Não. Deixa eu te falar uma coisa. A interferência é zero, principalmente em nossa atividade funcional. Não existe. As pessoas falam “interferência em uma investigação”, “interferência em direcionamento”. Isso é zero. Nunca vi isso dentro da Polícia Federal. De 30 em 30 dias, um inquérito vai às mãos de um procurador da República, de um juiz, para pedir prazo. Talvez um dos instrumentos mais fiscalizados do Brasil seja um inquérito policial: com prazo, metas internas, controle externo, controle interno.
Por isso eu digo que a interferência é zero. E tem outra coisa. Com todo o respeito aos que passaram, a polícia melhorou muito. Eu vejo outro momento na Polícia Federal. Vejo profissionais extremamente preparados, que jamais colocariam o cargo em risco.
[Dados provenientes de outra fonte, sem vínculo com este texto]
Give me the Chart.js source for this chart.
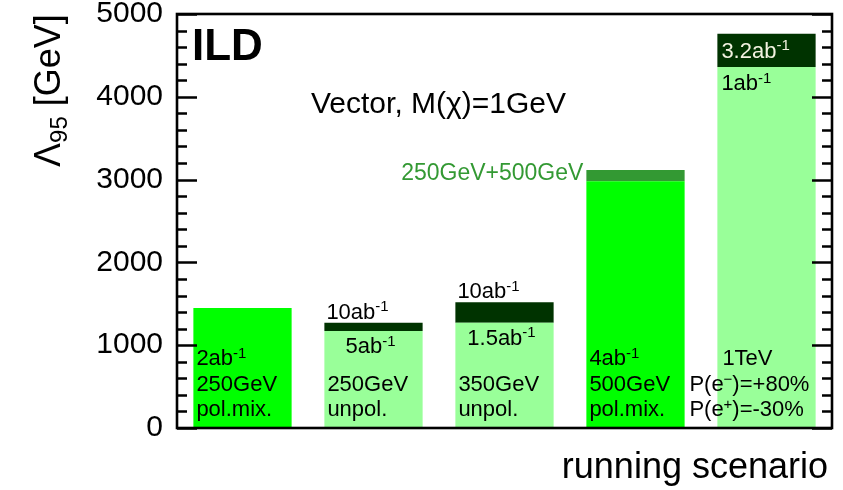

Agora, mudar o superintendente, mudar o diretor-geral... Isso nunca vai ser interferência.
Isso é normal, então?
Normal. Isso é gestão. Eu não cheguei aqui e coloquei os meus? Isso é interferência? É assim que funciona. Competência e afinidade. É assim que a gente escolhe os cargos.
Mas quando Moro saiu, ele disse haver uma tentativa de interferência política em uma das superintendências, que foi trocada. Inclusive isso foi tratado na famosa reunião ministerial de 2020.
É muito difícil julgar aquele momento. Eu não estava aqui, não sei o que o Moro quis dizer com aquilo. Agora eu conheço a Polícia Federal. Sou da Polícia Federal. Sei o que estou falando. Volto a dizer: trocar o superintendente, trocar o diretor-geral não é interferência quando muda a administração. Hoje uma lei garante que o delegado, no âmbito da investigação, não pode ser tirado. A Polícia Federal tem as amarras dela. Me diga outra instituição tão controlada quanto as polícias? Não tem. É Tribunal de Contas, Ministério Público, Corregedoria, Judiciário, contrainteligência. Não existe instituição mais vigiada do que essa.
Ok, mudanças são questões de gestão. Mas mudar toda hora não atrapalha a continuidade dos trabalhos?
Não muda presidente de inquérito, não muda distribuição de inquérito. Separe a Polícia Federal em dois eixos. Atividade-fim e atividade administrativa. Atividade-fim é o nosso coração. Ninguém mexe, é fechada por uma caixa grande, cheia de osso. É nisso que eu digo que não há interferência. Agora se o cara estava comprando Hilux, e o novo vai comprar S-10, aí eu sinto muito. Se o cara estava fazendo uma sala deste tamanho, e o outro vai diminuir um pouquinho, eu sinto muito. Isso é gestão.
É óbvio que, quando a você sai da zona de conforto, acha ruim. E hoje os colegas optam por um caminho ruim, falando com a imprensa: “Olha, ele vai tirar o cara por causa disso...” Sim, amigo, diga o que vai acontecer. Ah, você vai perder a vaga na sombra, vai parar no sol agora? Entendi. Começa a perguntar isso e você vai ver se as respostas não vêm.